There was an Autoresearch Systems Hackathon on May 30, 2026.

I won third place. The prize was $1,000 of Modal credits, $1,000 of ChatGPT credits, and 6 months of ChatGPT Pro.

I was admitted to the hackathon two days before the hackathon - I signed up three days before.

At that time I was already working on setting up my environment for ARC-AGI-3.

This is what I already had

  • Some neural network that was inspired by AlphaGo
  • Ideal gameplay traces
  • Submission pipeline

I made some preparations before the hackathon

  • I made some “modified games”. “Modified games” have the same engine logic as the games published by the ARC Foundation, but with slight modifications. For example, for the “original game” ar25, the shapes of the games will be different.
  • I generated the ideal gameplay traces on the modified games.

Autoresearch objective

I only started the autoresearch system halfway through the hackathon. The purpose of the autoresearch system is to figure out a good neural network model that is able to predict actions.

The model will need to

  • predict which of the six actions (up, down, left, right, space, click) will be taken
  • predict which color (among the colors present in the frame) will be chosen
  • predict which coordinate (among the coordinates of the chosen color) will be clicked

The loss function is cross entropy. Color and coordinate logits will be masked if irrelevant. The loss for color and coordinate will not be computed if irrelevant.

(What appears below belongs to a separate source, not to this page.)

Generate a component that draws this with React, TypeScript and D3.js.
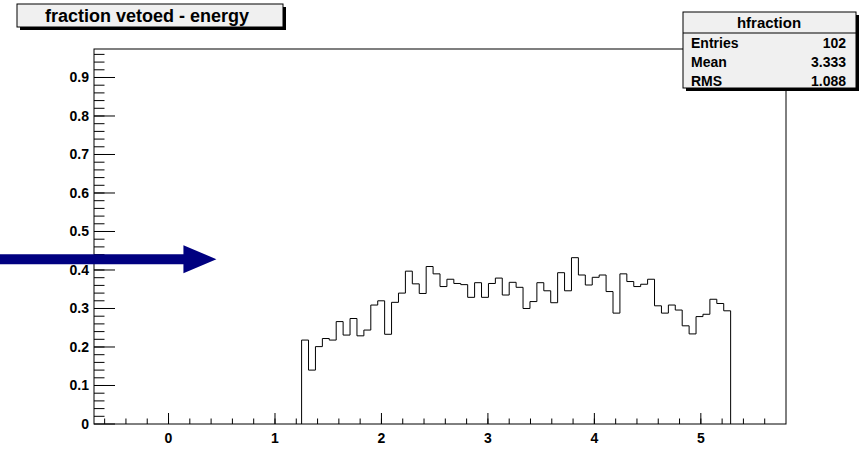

Each action taken by the agent is transformed to a 384 x 64 x 64 matrix for input. I defined the transformation.

The training data is the ideal gameplay action on the modified games. The validation data is the ideal gameplay action on the original games.

I set up a system for the agent (Claude Code) to experiment with different model architectures that minimize the validation loss.

Performance

Each training loop takes between 5 minutes to 30 minutes. The free tier of Modal allows you to use 10 GPUs at once.

The model initialized with a training loss of 12.0 and somewhat converged to a training loss of 2.0. The validation loss is 3.5.

Things I remembered I had to intentionally design

The job of the autoresearch agent is to only figure out the model architecture. I decided that I will be the one to transform the input to the output. They should do some data analysis on the dataset and learn something.

Every model tested should be a standalone file that should not be modified after testing. Initially I discovered that the agent modified the model architecture code after testing - this is bad because it will be very difficult to understand what exactly was the model architecture that produced a certain result.

Validation loss should only be calculated at the end. I want the training to be done quickly so that the agent can iterate on model architecture. Maybe I could instead set up a system to export the current model and calculate the validation loss at every quarter of the data of the data without blocking the training process.

These are some things I learnt

Data is important. I spent more time on the data than on the autoresearch system, and I still think I need to spend more time on the data. I still do not have the confidence that I am curve-fitting on a reasonable dataset. I also suspect that I might be somewhat leaking the targets in the input.

Data shuffling is hard. You want your data shuffled so that you can trust that the training loss has decreased. You cannot load all the data in memory and generate the shuffle. A simple filesystem that you have one file for one datapoint would not scale. This is something I must consider when I work on something similar.

Validation score is a distribution. There was a model variant that hit 3.5 validation loss and for a while model variants could not beat the score. When the agent decided to rerun the training for the model variant, the validation loss was 3.9 instead. There should be a system to validate the frontier scores.

Validation loss does not really mean anything. I used the trained model to play the games that it trained on, and its performance is bad. It could not clear even the first level. Even if I am to scale the amount of data, I do not think the model can learn to play a quarter of the games it has trained on. (Note that for the ARC-AGI leaderboard, the model will need to solve games it has not seen.)

Code quality is important. The code I wrote in a short time has a lot of hacks. For example, I need to decide whether I should treat each “modified game” to be the same as an “original game” in my system. I also have to ensure that my system works with multiple external abstractions - ARC SDK, Kaggle notebooks. I think I will be cleaning up most of the autoresearch code in the main repository.

Learning needs to be intentional. The autoresearch system treats research as a black box. The agent modifies the architecture, runs the training script, and reports the loss. It does not understand why one model architecture is better than the other. Optimizing merely for the validation loss may be optimal if you want to produce immediate results, and this is the correct decision in a hackathon. However, neither the agent nor I am learning anything, and we are very far from solving the main task of training a model to play games that it has seen in training.